Mom worries about children in crosswalk

Traffic at Robinson and Saliman streets gets heavily clogged due to high school traffic.   **** see story - I don't have any info  ****

Traffic at Robinson and Saliman streets gets heavily clogged due to high school traffic. **** see story - I don't have any info ****

Recent accidents involving elementary school children at a crosswalk near Carson High School should never have happened, said the Carson City superintendent of schools.

"We try to arrange the bus stops so that none of the younger children are crossing major thoroughfares," said Superintendent Mary Pierczynski about the wide four-way stop at Saliman and Robinson streets near the south end of Carson High.

Three children, all from the same household, have been hit while crossing the intersection en route to what they thought was their bus stop.

"It was miscommunication," Pierczynski said. "Earlier this fall they may have been given some bad information. They were really supposed to be going to another bus stop. It's not our goal to have children crossing Robinson."

Pierczynski said the children who live on the south side of Robinson Street between Appaloosa and Pinto streets should be going to a bus stop on Carson Meadows, never crossing a major intersection.

Mother Cynthia Glasgow, whose two sons Jesse, 7, Max, 8, and roommate's son Jeremy Vernon, 7, were hit in two separate accidents in the last two weeks, said the intersection is too congested early in the morning and her young children aren't the only ones crossing the intersection on their way to the bus stop.

Jeremy and Max were hit by a teenager Jan. 25 as they crossed Robinson Street.
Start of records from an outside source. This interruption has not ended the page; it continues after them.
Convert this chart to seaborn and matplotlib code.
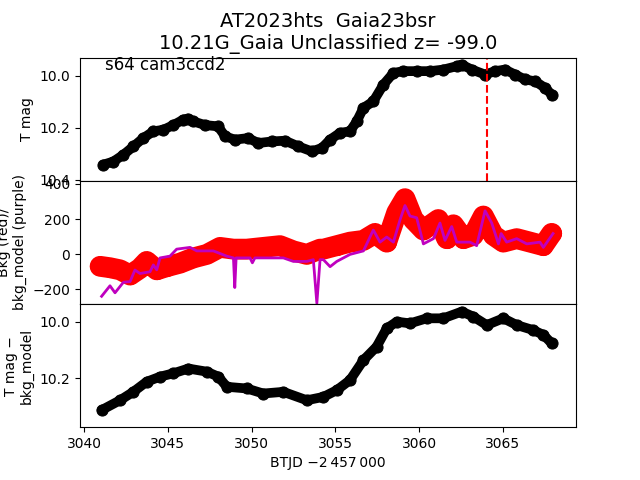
import matplotlib
matplotlib.use("Agg")
import matplotlib.pyplot as plt
import seaborn as sns

# T mag (top panel)
t_top = [3041.15, 3041.75, 3042.35, 3042.95, 3043.54, 3044.14, 3044.74, 3045.33,
         3045.93, 3046.2, 3046.53, 3047.22, 3048.0, 3048.42, 3049.0, 3049.8,
         3050.4, 3051.2, 3052.0, 3052.8, 3053.6, 3054.2, 3054.69, 3055.28,
         3055.88, 3056.28, 3056.68, 3057.27, 3057.87, 3058.47, 3059.06, 3059.86,
         3060.66, 3061.45, 3062.25, 3062.55, 3063.15, 3063.94, 3064.54, 3065.13,
         3065.73, 3066.33, 3066.93, 3067.52, 3067.92]
mag_top = [10.342, 10.33, 10.304, 10.272, 10.24, 10.214, 10.208, 10.19,
           10.169, 10.165, 10.176, 10.19, 10.195, 10.233, 10.246, 10.24,
           10.259, 10.253, 10.25, 10.272, 10.291, 10.278, 10.246, 10.22,
           10.214, 10.176, 10.124, 10.099, 10.035, 9.99, 9.983, 9.983,
           9.983, 9.977, 9.964, 9.958, 9.977, 9.996, 9.983, 9.977,
           9.996, 10.015, 10.022, 10.047, 10.073]

# Bkg (red) and bkg_model (purple)
t_bkg = [3040.96, 3041.55, 3042.15, 3042.75, 3043.34, 3043.74, 3044.34, 3044.94,
         3045.73, 3046.53, 3047.33, 3048.12, 3048.92, 3049.71, 3050.7, 3051.7,
         3052.5, 3053.3, 3054.09, 3054.29, 3055.09, 3055.88, 3056.68, 3057.37,
         3058.07, 3058.67, 3059.16, 3059.66, 3060.26, 3061.15, 3061.65, 3062.05,
         3062.65, 3063.24, 3063.84, 3064.44, 3065.03, 3065.83, 3066.63, 3067.42,
         3067.92]
bkg = [-70, -78, -90, -120, -82, -42, -90, -72,
       -52, -22, -2, 38, 28, 28, 38, 48,
       18, -2, 28, 28, 48, 68, 78, 118,
       68, 237, 316, 197, 137, 197, 88, 167,
       88, 107, 217, 107, 68, 88, 68, 48,
       118]

t_model = [3041.05, 3041.55, 3041.85, 3042.35, 3042.75, 3043.04, 3043.34, 3043.94,
           3044.14, 3044.34, 3044.54, 3045.13, 3045.53, 3046.33, 3046.73, 3047.72,
           3048.52, 3048.92, 3049.0, 3049.08, 3049.91, 3050.05, 3050.2, 3050.9,
           3051.9, 3052.5, 3053.3, 3053.69, 3053.9, 3054.09, 3054.29, 3054.69,
           3055.09, 3055.88, 3056.68, 3057.27, 3057.67, 3058.07, 3058.47, 3058.87,
           3059.16, 3059.46, 3059.86, 3060.26, 3060.86, 3061.25, 3061.55, 3061.95,
           3062.25, 3063.04, 3063.44, 3063.94, 3064.34, 3064.74, 3064.9, 3065.23,
           3065.83, 3066.43, 3067.22, 3067.42, 3068.0]
bkg_model = [-241, -181, -221, -161, -157, -91, -111, -101,
             -62, -90, -22, -12, 28, 38, 18, 18,
             -12, -22, -191, -22, -22, -50, -22, -22,
             -22, -42, -42, -32, -281, -32, -32, -72,
             -42, -2, 18, 137, 68, 97, 68, 197,
             277, 217, 207, 58, 88, 177, 78, 157,
             68, 68, 48, 247, 177, 58, 117, 68,
             88, 58, 68, 38, 117]

# T mag - bkg_model (bottom panel)
t_bot = [3041.05, 3042.15, 3042.94, 3043.74, 3044.54, 3045.33, 3046.23, 3047.32,
         3048.02, 3048.52, 3049.71, 3050.7, 3051.9, 3053.3, 3054.29, 3055.09,
         3055.88, 3056.68, 3057.47, 3058.07, 3058.67, 3059.46, 3060.46, 3061.45,
         3062.55, 3063.24, 3064.04, 3065.03, 3065.83, 3066.82, 3067.42, 3067.92]
mag_bot = [10.314, 10.279, 10.249, 10.213, 10.195, 10.183, 10.166, 10.177,
           10.195, 10.231, 10.237, 10.255, 10.249, 10.279, 10.267, 10.243,
           10.207, 10.136, 10.088, 10.023, 9.999, 10.005, 9.987, 9.987,
           9.963, 9.981, 10.011, 9.987, 10.011, 10.029, 10.046, 10.076]

t_event = 3064.04

fig, axes = plt.subplots(3, 1, figsize=(6.4, 4.8), sharex=True,
                         gridspec_kw={'hspace': 0})

# top panel
sns.lineplot(x=t_top, y=mag_top, ax=axes[0], color='k', lw=7, marker='o',
             markersize=8, markeredgecolor='k', solid_capstyle='round', sort=False)
axes[0].axvline(t_event, color='r', ls='--', lw=1.5)
axes[0].set_ylim(10.404, 9.931)
axes[0].set_ylabel('T mag')
axes[0].text(0.05, 0.9, 's64 cam3ccd2', transform=axes[0].transAxes, fontsize=12)
axes[0].set_title('AT2023hts  Gaia23bsr\n10.21G_Gaia Unclassified z= -99.0',
                  fontsize=14)

# middle panel
sns.lineplot(x=t_bkg, y=bkg, ax=axes[1], color='r', lw=15, marker='o',
             markersize=13, markeredgecolor='r', solid_capstyle='round', sort=False)
sns.lineplot(x=t_model, y=bkg_model, ax=axes[1], color='m', lw=2, sort=False)
axes[1].set_ylim(-285, 418)
axes[1].set_ylabel('Bkg (red)/\nbkg_model (purple)')

# bottom panel
sns.lineplot(x=t_bot, y=mag_bot, ax=axes[2], color='k', lw=7, marker='o',
             markersize=8, markeredgecolor='k', solid_capstyle='round', sort=False)
axes[2].set_ylim(10.375, 9.936)
axes[2].set_ylabel('T mag \u2212\nbkg_model')

axes[2].set_xlim(3039.76, 3069.37)
axes[2].set_xlabel('BTJD \u22122\u2009457\u2009000')

plt.savefig('out.png', dpi=100)
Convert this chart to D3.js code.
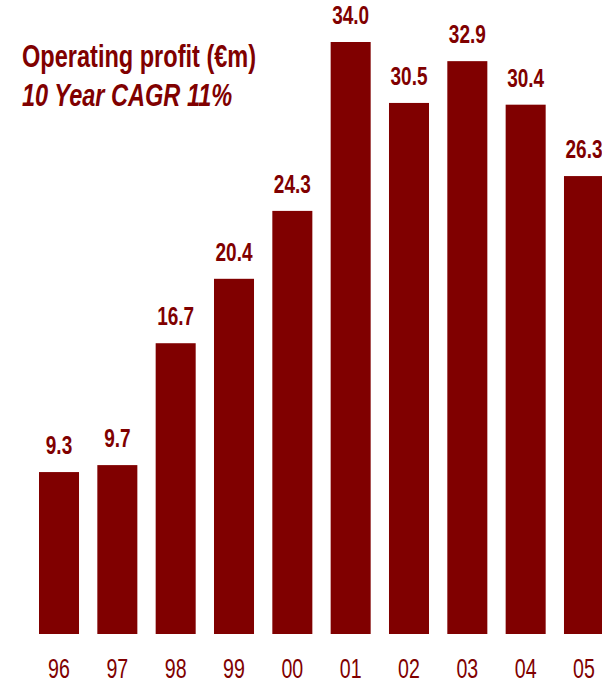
<!DOCTYPE html>
<html>
<head>
<meta charset="utf-8">
<script src="https://cdn.jsdelivr.net/npm/d3@7/dist/d3.min.js"></script>
<style>
  html, body { margin: 0; padding: 0; background: #fff; }
  svg { display: block; }
  text { font-family: "Liberation Sans", Arial, sans-serif; fill: #800000; }
</style>
</head>
<body>
<svg id="chart" width="602" height="683"></svg>
<script>
// Operating profit by year (€m)
const years = ["96", "97", "98", "99", "00", "01", "02", "03", "04", "05"];
const profit = [9.3, 9.7, 16.7, 20.4, 24.3, 34.0, 30.5, 32.9, 30.4, 26.3];
const titleLines = ["Operating profit (€m)", "10 Year CAGR 11%"];

const barColor = "#800000";
const svg = d3.select("#chart");

// condensed look: horizontally squeezed sans
const narrow = 0.76;

const baseY = 634;
const x = d3.scaleBand()
  .domain(years)
  .range([39, 604])
  .paddingInner(0.314)
  .paddingOuter(0);

const y = d3.scaleLinear()
  .domain([0, 34])
  .range([baseY, 42]);

const data = years.map((yr, i) => ({ yr, v: profit[i] }));

// bars
svg.append("g")
  .selectAll("rect")
  .data(data)
  .join("rect")
  .attr("x", d => x(d.yr))
  .attr("y", d => y(d.v))
  .attr("width", x.bandwidth())
  .attr("height", d => y(0) - y(d.v))
  .attr("fill", barColor);

// value labels above bars
svg.append("g")
  .selectAll("text")
  .data(data)
  .join("text")
  .attr("transform", d => `translate(${x(d.yr) + x.bandwidth() / 2},${y(d.v) - 18}) scale(${narrow},1)`)
  .attr("text-anchor", "middle")
  .style("font-size", "25px")
  .style("font-weight", "bold")
  .text(d => d.v.toFixed(1));

// year axis
const xAxis = svg.append("g")
  .attr("transform", `translate(0,${baseY})`)
  .call(d3.axisBottom(x).tickSize(0).tickPadding(0));
xAxis.select(".domain").remove();
xAxis.selectAll("text")
  .attr("y", 0)
  .attr("dy", 0)
  .attr("transform", `translate(0,44) scale(0.7,1)`)
  .style("font-size", "28px")
  .style("font-family", "\"Liberation Sans\", Arial, sans-serif")
  .attr("fill", barColor);

// title block
svg.append("text")
  .attr("transform", `translate(22,67) scale(${narrow},1)`)
  .style("font-size", "31px")
  .style("font-weight", "bold")
  .text(titleLines[0]);

svg.append("text")
  .attr("transform", `translate(22,106) scale(${narrow},1)`)
  .style("font-size", "31px")
  .style("font-weight", "bold")
  .style("font-style", "italic")
  .text(titleLines[1]);
</script>
</body>
</html>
Jeremy suffered a minor injury to his elbow; Max hurt his foot.

Since the accident, Glasgow said, a teenage boy has been walking the children to a bus stop, but Monday Jesse was running late and walked alone.

He was also struck as he crossed Robinson Street by an adult woman who didn't see him. He suffered a sprained ankle.

Glasgow said the accidents are not the drivers' faults.

"That stop is just crazy in the morning. There is just so much traffic there. One person is waving the kids on and another doesn't see them," she said. "Someone needs to be there to help the kids cross the street."

Glasgow was hoping for at least a crossing guard to monitor the intersection, but said she was told by Pierczynski that wouldn't happen.

"She said they have 250 stops and it's just not possible to put crossing guards on all stops," Glasgow said.

Pierczynski said the reason for not putting a crossing guard there is to deter younger children from crossing.

"We aren't putting a crossing guard there because we don't want the kids crossing the street there," she said. "We don't put crossing guards for the high school kids because we expect them to look."

Pierczynski, along with Mike Mitchell, director of operations for the school district, and a representative from the Carson City Sheriff's Department will be at the intersection this morning to monitor traffic and make sure no other elementary school children are crossing there.

"If (Glasgow's) children are doing it, then there are probably others," she said. "We don't want them to do that."

Glasgow said she is glad her boys suffered only minor injuries, but worries what might happen the next time.

"We've been real lucky not having anything more than a sprained ankle. It's just that somebody needs to do something and they need to do it before someone seriously gets injured," she said.